Achieving the dream of home ownership can be one of the most exciting times in your life. At times however, it can seem unattainable due to how long it takes to save a deposit. Lenders’ Mortgage Insurance (LMI) enables us to accept deposits less than 20% for some home loans which would not have otherwise been the case. So what exactly is LMI?
LMI protects us – the lender – not you, the borrower or any guarantor
LMI is insurance we take out to protect us against the risk of not recovering the full loan balance. This happens when you – the borrower – are unable to meet your home loan repayments and default on the loan. If the property is sold and there’s a shortfall between the outstanding loan balance and the proceeds from the sale of the property, the LMI provider will pay the difference to us.
LMI is a one-off cost paid when you complete your property purchase
The LMI premium is a once only cost that we pay as the lender when your property purchase is complete.
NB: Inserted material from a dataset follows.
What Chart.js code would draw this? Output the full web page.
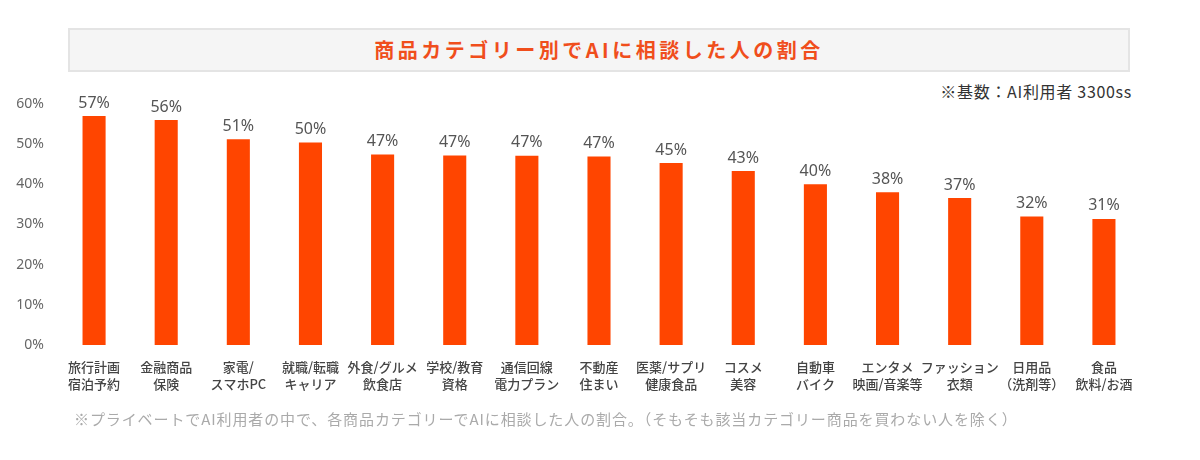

It insures us against financial loss for the full term of your loan. We will typically pass the cost of the LMI premium on to you in the form of an LMI fee.
The Cost of LMI
The cost of LMI will depend on how much you borrow and how much of the purchase price you pay from your own savings. The more of the purchase price you pay, the lower the cost of LMI will be. Additional discounts or loading may apply. Subject to eligibility, it’ll be your choice to pay the LMI fee from your own savings or to add (capitalise) this amount onto your loan. We’ll be able to provide details of what options are available to you at application stage. At a future point, if you refinance your home loan with another lender, a LMI fee might be payable again.
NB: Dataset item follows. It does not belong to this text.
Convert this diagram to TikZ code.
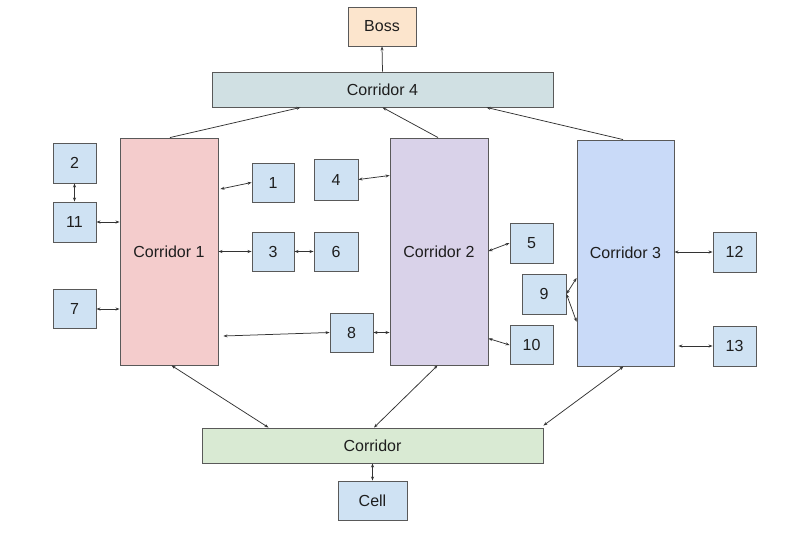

LMI might be partially refundable
LMI is generally not refundable. However, in some circumstances you may be entitled to a partial refund of the LMI fee, depending on the arrangement between us and our LMI provider.
LMI is not the same as Mortgage Protection Insurance
LMI is different to Mortgage Protection Insurance (MPI). MPI may cover some of your mortgage repayments or pay a lump sum should certain specified events occur such as unemployment, sickness, disability or death.
Contact us as soon as you think you might have problems meeting your loan repayments
If you’re experiencing financial hardship, put your hand up, let us know and we’ll see how we can help. The best thing you can do is let us know as soon as you’re aware repayments will become an issue and we’ll work with you to try and make life a little easier.
You’re still responsible if the proceeds from the sale of your property are not sufficient to repay the loan in full
If you default and your property needs to be sold, sometimes the money received from the sale of your home will not be sufficient to repay the outstanding loan. In this situation the LMI provider will pay us an amount in accordance with the LMI policy (normally the difference between the outstanding loan balance and proceeds from the sale of the property). Once an LMI claim has been paid, the outstanding debt owed by you is typically passed from us to the LMI provider. The LMI provider may then seek to recover the remaining debt from you and any guarantors.
For example: Mike and Jess borrowed $600k to buy a home valued at $650k. As their deposit was less than traditionally required, LMI was taken out and the fee was added to (capitalised into) the Loan (included in the $600k borrowed). Due to unforeseen circumstances, Mike and Jess aren’t able to meet their loan repayments, resulting in them defaulting on the loan and accumulating $15k in unpaid interest. The end result being that the property is sold.
Let’s say, in this scenario the property sells for $550k and the outstanding loan balance is $625k (which includes the amount borrowed, unpaid interest and other fees associated with selling the property) leaving a shortfall of $75k. The LMI provider pays us, the shortfall. They then have the right to seek repayment of the $75k from Mike and Jess.